- “O Senhor é o meu pastor; de nada terei falta.” (Salmos 23.1)
Os salmos são textos para o coração, em primeiro lugar. Somente depois é que são textos para a mente. Ler os salmos nos pede o coração à frente da mente. Eles não deveriam ser avidamente analisados por nossa mente grega, cartesiana. O melhor é que sejam apaixonadamente sentidos, em imitação ao coração prontamente ávido da cultura judaica. A piedade, o temor, a sensibilidade são caminhos melhores para nos alimentarmos deles. Pois os salmos são textos das entranhas e não do cérebro. Os salmista não estão tentando esclarecer verdades, explicar a vida, transmitir um conceito. Eles estão expondo a si mesmos, revelando seus sentimentos. Querem ser ouvidos por Deus e não se importam se pessoas escutarem. Acometidos pela vida, ora por tristeza, ora por alegria, em medo ou confiança, abatidos por frustração ou cheios empolgação, eles falam a Deus, falam de Deus e falam de si. Talvez mais do que em qualquer outro lugar das Escrituras, nos salmos precisemos de simpatia como instrumento de compreensão. Precisamos calçar os sapatos dos salmistas para ouvirmos os seus textos.
Neste salmo Davi provavelmente está escrevendo de um momento de sossego e paz. Ele não era salmista somente na dor e necessidade. Ele continua salmista quanto tudo vai bem.

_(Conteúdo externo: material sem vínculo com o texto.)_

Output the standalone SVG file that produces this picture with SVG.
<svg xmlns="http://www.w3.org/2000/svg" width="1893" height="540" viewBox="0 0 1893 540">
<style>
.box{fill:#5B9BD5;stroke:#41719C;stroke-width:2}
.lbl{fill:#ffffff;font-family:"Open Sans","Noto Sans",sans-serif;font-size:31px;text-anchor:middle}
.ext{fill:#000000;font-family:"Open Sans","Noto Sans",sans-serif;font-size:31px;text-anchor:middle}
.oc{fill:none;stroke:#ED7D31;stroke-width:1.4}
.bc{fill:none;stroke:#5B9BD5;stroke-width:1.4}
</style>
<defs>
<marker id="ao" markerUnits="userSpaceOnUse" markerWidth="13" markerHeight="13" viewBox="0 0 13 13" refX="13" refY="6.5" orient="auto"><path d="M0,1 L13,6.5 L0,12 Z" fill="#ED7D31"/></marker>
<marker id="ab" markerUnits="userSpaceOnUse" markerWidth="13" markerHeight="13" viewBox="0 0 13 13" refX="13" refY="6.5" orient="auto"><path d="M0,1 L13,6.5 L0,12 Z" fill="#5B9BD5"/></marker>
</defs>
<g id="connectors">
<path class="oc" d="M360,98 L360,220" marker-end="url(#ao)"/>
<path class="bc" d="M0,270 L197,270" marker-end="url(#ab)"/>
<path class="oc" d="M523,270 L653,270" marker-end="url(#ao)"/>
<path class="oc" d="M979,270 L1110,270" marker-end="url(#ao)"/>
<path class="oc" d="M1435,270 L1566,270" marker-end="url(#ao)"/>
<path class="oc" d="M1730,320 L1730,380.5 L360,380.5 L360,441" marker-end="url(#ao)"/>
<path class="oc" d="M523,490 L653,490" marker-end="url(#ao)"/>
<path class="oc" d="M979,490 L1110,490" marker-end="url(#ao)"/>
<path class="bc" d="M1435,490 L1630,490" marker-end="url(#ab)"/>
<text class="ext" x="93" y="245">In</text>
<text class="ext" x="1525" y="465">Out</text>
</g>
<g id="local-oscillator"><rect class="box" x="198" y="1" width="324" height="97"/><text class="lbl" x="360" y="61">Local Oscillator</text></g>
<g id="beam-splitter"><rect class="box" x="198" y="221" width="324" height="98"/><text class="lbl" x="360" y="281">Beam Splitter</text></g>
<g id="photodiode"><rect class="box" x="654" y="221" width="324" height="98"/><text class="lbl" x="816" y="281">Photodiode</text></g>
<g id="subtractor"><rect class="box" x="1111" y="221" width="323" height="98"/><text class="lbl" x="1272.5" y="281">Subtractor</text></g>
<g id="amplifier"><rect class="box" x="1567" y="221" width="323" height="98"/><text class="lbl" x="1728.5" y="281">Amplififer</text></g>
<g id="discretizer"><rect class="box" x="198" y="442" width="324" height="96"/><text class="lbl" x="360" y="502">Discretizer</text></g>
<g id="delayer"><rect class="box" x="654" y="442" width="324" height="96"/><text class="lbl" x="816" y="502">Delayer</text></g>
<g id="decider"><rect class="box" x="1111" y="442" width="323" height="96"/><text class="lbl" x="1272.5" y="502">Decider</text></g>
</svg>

Talvez o momento fosse depois de unificado o reino, construído seu palácio, superados os adversários e as dificuldades, que foram tantas no começo de seu reinado. Mas ele superou todas e se tornou o rei que jamais pensou ser. E também o rei que tanto seu povo desejava. Mas o coração de pastor de ovelhas, do tempo das orações, cânticos e poemas, do encontro com leões, ursos e gigantes… aquele coração singelo e livre, ainda batia em seu peito. E é com ele que Davi faz salmos. Ele o preferiu ao de rei, por isso não diz “o Senhor é o meu rei”, e sim “o Senhor é o meu pastor”. Um rei lembra poder, força, grandeza. Um pastor, amor, cuidado, proximidade. Davi sabia do poder de Deus e foi instrumento desse poder várias vezes. Mas o que o encantava era o amor e o cuidado pastoral de Deus. Ele não quer ser soldado, prefere ser ovelha do Pastor Divino. E tem certeza: “de nada terei falta”.

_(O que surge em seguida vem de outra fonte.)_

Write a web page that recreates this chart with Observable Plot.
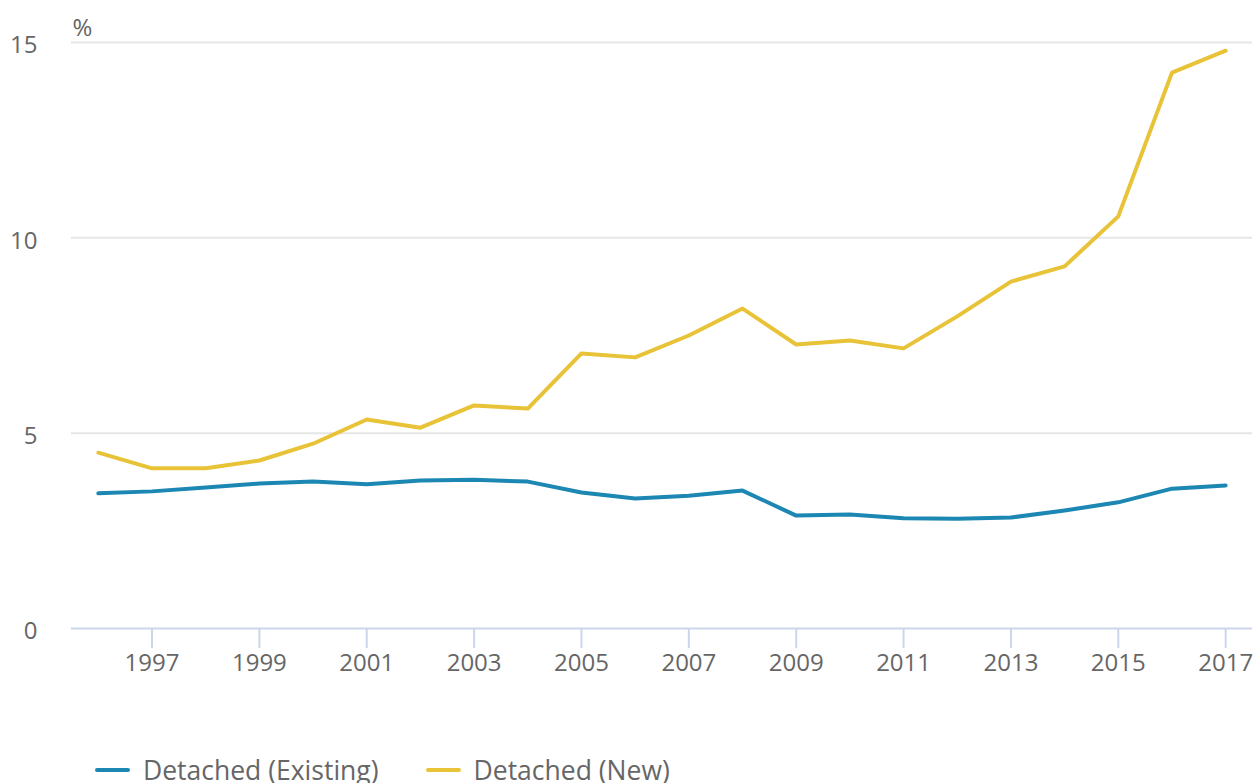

Quem é você para Deus e quem é Deus para você? Esse salmo é um convite à confiança em Deus. Deus é o pastor que cuida e guarda. Seja nos momentos em que nos sentirmos sozinhos e frágeis, quando o pior que tanto temíamos, acontece; ainda assim podemos dizer: o senhor é o meu pastor, de nada terei falta! Sim, podemos. Diante do pior e mais difícil, podemos desembainhar a espada da fé e dar um golpe fatal no inimigo que nos alimenta a incredulidade. Mas, e quando tudo está bem? E quando ganhamos, vencemos, a vida nos parece bela e boa, e tudo parece perfeito e o sorriso brota fácil? As vezes sem necessidades nos descuidamos da fé. Mas não deveríamos. Este salmo provavelmente brotou da bonança e não da tribulação! Lembre-se: tudo aqui pode falhar. Seja em necessidade, seja em abundância, seja na dor ou na alegria, escolha ser ovelha do Pastor Divino. E, seja lá como estiver ou venha a estar seu dia hoje, confirme sua fé. Não abra mão da certeza de que o Senhor é o seu pastor e de que, por Sua graça e misericórdia, nada lhe faltará.